WPVM
- Sturgeon Bay, Wisconsin; United States;
- Broadcast area: Door County
- Frequency: 88.5 MHz

Programming
- Format: Christian radio

Ownership
- Owner: WRVM, Inc.
- Sister stations: WRVM; WMVM; WHJL; WYVM; WXVM;

History
- First air date: July 1998
- Former call signs: WAZM (1998); WRGX (1998–2008); WNLI (2008–2014);
- Call sign meaning: disambiguation of WRVM's calls

Technical information
- Licensing authority: FCC
- Facility ID: 85042
- Class: C2
- ERP: 15,000 watts
- HAAT: 158 m (518 ft)
- Transmitter coordinates: 44°54′14″N 87°22′13″W﻿ / ﻿44.90389°N 87.37028°W

Links
- Public license information: Public file; LMS;
- Website: www.wrvm.org

= WPVM (FM) =

WPVM FM 88.5 is a radio station broadcasting a Christian radio format.

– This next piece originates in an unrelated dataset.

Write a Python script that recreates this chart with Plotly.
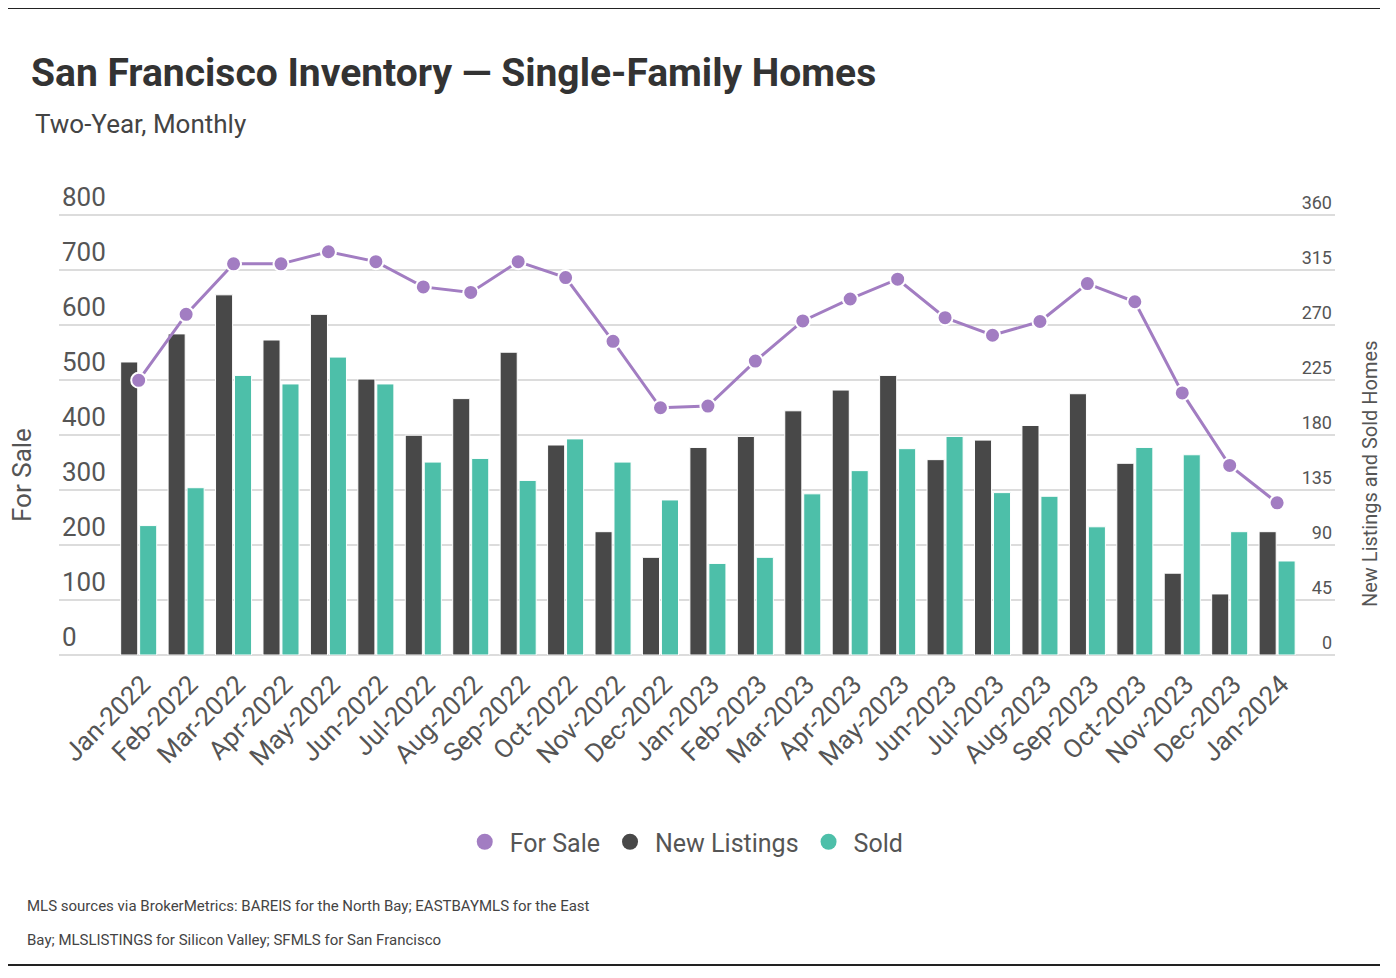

Licensed to Sturgeon Bay, Wisconsin, United States, the station serves the Green Bay area. The station is owned by WRVM, Inc. and operates as a simulcast of WRVM.

==History==
The station was assigned the call letters WAZM on April 20, 1998, but was never on the air with those calls. On October 9, 1998, the station changed its broadcast callsign to WRGX.

WRGX signed on the air with a format of Christian alternative rock as a complement to sister station WPFF, which features Christian adult contemporary music. As of September 2001, the station was one of 46 radio stations whose plays were recorded by Radio & Records to compile the Christian Rock chart. In April 2006, WRGX dropped its Christian rock format after fundraising goals to keep the format on the air were not met. The station changed to a Southern gospel/Christian country format which remained until after the sale in December 2007 from Family Educational Broadcasting Corporation of Door County, WI, to Bethesda Christian Broadcasting. Following the sale, WRGX changed its calls to WNLI and adopted a format of Christian talk, teaching and inspirational music.

On October 23, 2013, it was announced that WPFF, WNLI and their associated translators would be sold to the Educational Media Foundation, owners of the K-LOVE and Air 1 CCM networks. The sale, at a price of $825,000, was consummated on February 14, 2014.

Prior to the station's purchase by Educational Media Foundation, WNLI was relayed by W245AK, 96.9 is Sheboygan. W245AK currently serves as a translator for WNLI's sister station, K-LOVE affiliate WPFF.

In 2014, Educational Media Foundation sold WNLI to WRVM, Inc. at a price of $240,000. This sale was consummated on October 30, 2014. The station changed its call sign to WPVM on November 10, 2014.